8.4. Evidence commonly used
- SEC records, GIS, articles/bylaws, board resolutions
- bank records and fund flows (where obtainable)
- intercompany contracts (or absence of them)
- payroll and HR records showing centralized labor control
- leases, invoices, and procurement records showing shared operations
- asset transfers near litigation or default
- admissions in correspondence and public representations
9. Limits: When Courts Refuse to Pierce
Philippine courts repeatedly reject veil piercing when the showing amounts to any of the following without more:
- 100% ownership of a corporation by one person or family (even a one-person corporation)
- Common directors/officers across related companies
- Shared address or administrative services
- Parent-subsidiary relationship by itself
- Business failure or insolvency alone
- Mere allegations of fraud without specific acts and proof
The doctrine is not meant to punish entrepreneurship or honest failure; it targets abuse of the corporate form.

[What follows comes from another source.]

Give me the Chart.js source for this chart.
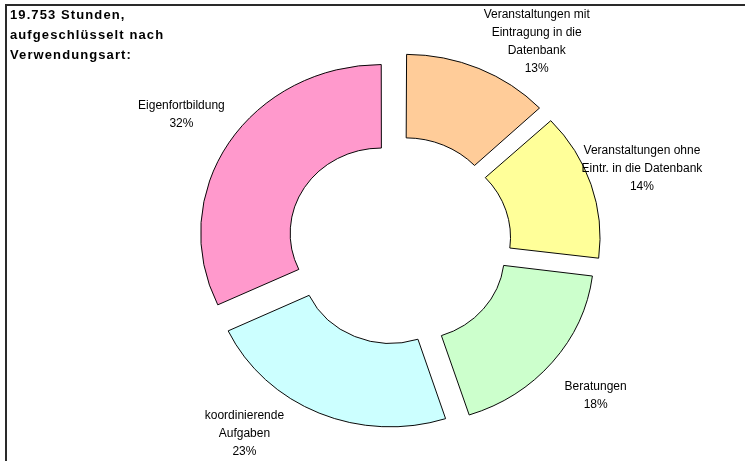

10. Special Notes Under the Revised Corporation Code (Including OPCs)
10.1. One Person Corporations (OPCs)
The Revised Corporation Code recognizes the One Person Corporation, reinforcing that even a single shareholder entity has separate personality. However, OPCs can also make “alter ego” allegations more factually plausible if the owner:
- treats corporate funds as personal cash,
- fails to keep proper records,
- uses the entity to evade existing obligations,
- shifts assets to frustrate creditors.
The doctrinal test remains essentially the same: separateness is respected unless used for inequity.
10.2. Modern corporate governance expectations
The RCC’s modernization (e.g., flexibility in governance, perpetual existence by default) does not weaken separate personality—but it does raise practical expectations that corporations can and should document authority, transactions, and compliance in a credible way.
11. Veil Piercing vs. Related Doctrines (Avoiding Confusion)
11.1. Piercing vs. “trust fund doctrine”
The “trust fund doctrine” is often invoked in corporate insolvency: corporate assets are considered held in trust for creditors. This does not automatically create personal liability; it explains why asset-stripping and insider preference can trigger equitable remedies (sometimes including piercing when abuse is shown).
11.2. Piercing vs. agency
If a corporation is truly acting as an agent of another, liability may arise under agency principles. Piercing is broader and more exceptional; agency can exist even with legitimate separateness if properly established.
11.3. Piercing vs. personal tort liability of officers
An officer may be personally liable if they personally participated in a tortious act (e.g., fraud, negligence) regardless of piercing. Piercing is often argued when the wrong is structured through the entity to hide responsibility or to make judgments uncollectible.
12. Practical Compliance Lessons: How to Reduce Piercing Risk
While no checklist guarantees immunity, companies that consistently do the following reduce the factual basis for veil piercing:
- Maintain separate bank accounts, books, and records for each entity.
- Document board approvals and delegated authority for major transactions.
- Ensure arm’s-length intercompany arrangements (contracts, pricing, invoices, tax support).
- Avoid asset-stripping or suspicious transfers when liabilities are known or imminent.
- Keep capitalization aligned with the business’s foreseeable obligations and risk profile.
- Avoid misleading the public/third parties about which entity is the contracting party.
- In group structures: clearly define which entity employs workers, owns assets, and bears liabilities—and operate consistently with that structure.
13. Conclusion
In Philippine law, piercing the corporate veil is an exceptional, equity-based doctrine used to prevent the corporate form from becoming an instrument of fraud, evasion, or injustice. Courts begin with deep respect for separate corporate personality, and they pierce only when a litigant proves—through specific facts—that control and misuse of the corporate structure caused harm or would defeat lawful claims. The doctrine is most visible in labor disputes and creditor cases, but it is relevant across the full spectrum of civil, commercial, regulatory, and property litigation. For businesses, sound governance and real separateness are not mere formalities; they are the practical foundation for preserving limited liability.
This article is for general legal information in the Philippine context and is not legal advice.